Professor Bernadette Atuahene calls coming to USC Gould School of Law “a full-circle L.A. moment.”

Born, raised and educated in Los Angeles County, Atuahene majored in political science and African-American studies at UCLA, becoming a community organizer in her senior year. After graduation, she took a year off before Yale Law School to continue organizing work at Community Coalition, which was then led by executive director Karen Bass, now the city’s mayor.

“Karen Bass and the Community Coalition are the reason why I now work at the intersection of law and community organizing. I owe them all so much,” says Atuahene, a property law scholar whose research focuses on land stolen from people in the African diaspora. She comes to USC Gould from the University of Wisconsin Law School.

Atuahene’s research has taken her across the globe to South Africa, where she studied the issue of reparations for land stolen from Black residents by whites during colonialism and apartheid. She compiled the results of her work in a book, “We Want What’s Ours” (2014, Oxford University Press) featuring interviews with 150 dispossessed individuals and families, and an award-winning short documentary focusing on the struggles of one of the family’s fight to regain their land. Her approach for her next project, which won funding from the National Science Foundation, sprang in part from uneasiness over the research’s view of its Black subjects.

“The work made me uncomfortable in many ways because it looked at Black people as victims,” she says. Atuahene followed up with an ethnography on squatting.

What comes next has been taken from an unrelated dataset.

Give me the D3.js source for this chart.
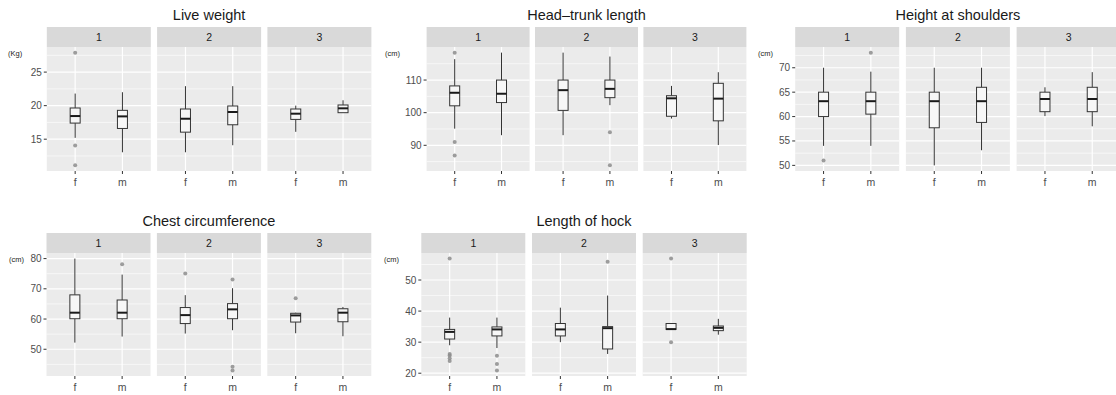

She chose Detroit, Mich., where squatters’ rights were a major issue. From her conversations with squatters as well as data analysis, she identified a more pernicious issue – that between 2009 and 2015, property tax assessments in Detroit had been made at more than 50 percent of market value, violating the Michigan State Constitution. Consequently, since 2009, one in three properties in Detroit had been foreclosed on, she found. She changed her focus to property tax foreclosure and, with local community groups, formed the Coalition for Property Tax Justice in Detroit to fight for justice.

“I’m studying Black victimization again, but I can’t see all this injustice and walk away,” she says. “Through the Coalition, we’re working with the ‘Holy Trinity’ – law, research, and community organizing – to slay this dragon [of property tax injustice].”

At USC Gould, Atuahene is teaching the Public Interest Housing Practicum, in which students collaborate with the Coalition on projects that work towards ending racialized property tax inequity in Detroit and throughout the nation.

“My students have just finished the first part of the practicum and will be working with the Coalition for the second part,” Atuahene says. “My USC students are smart and dedicated. They are just awesome.”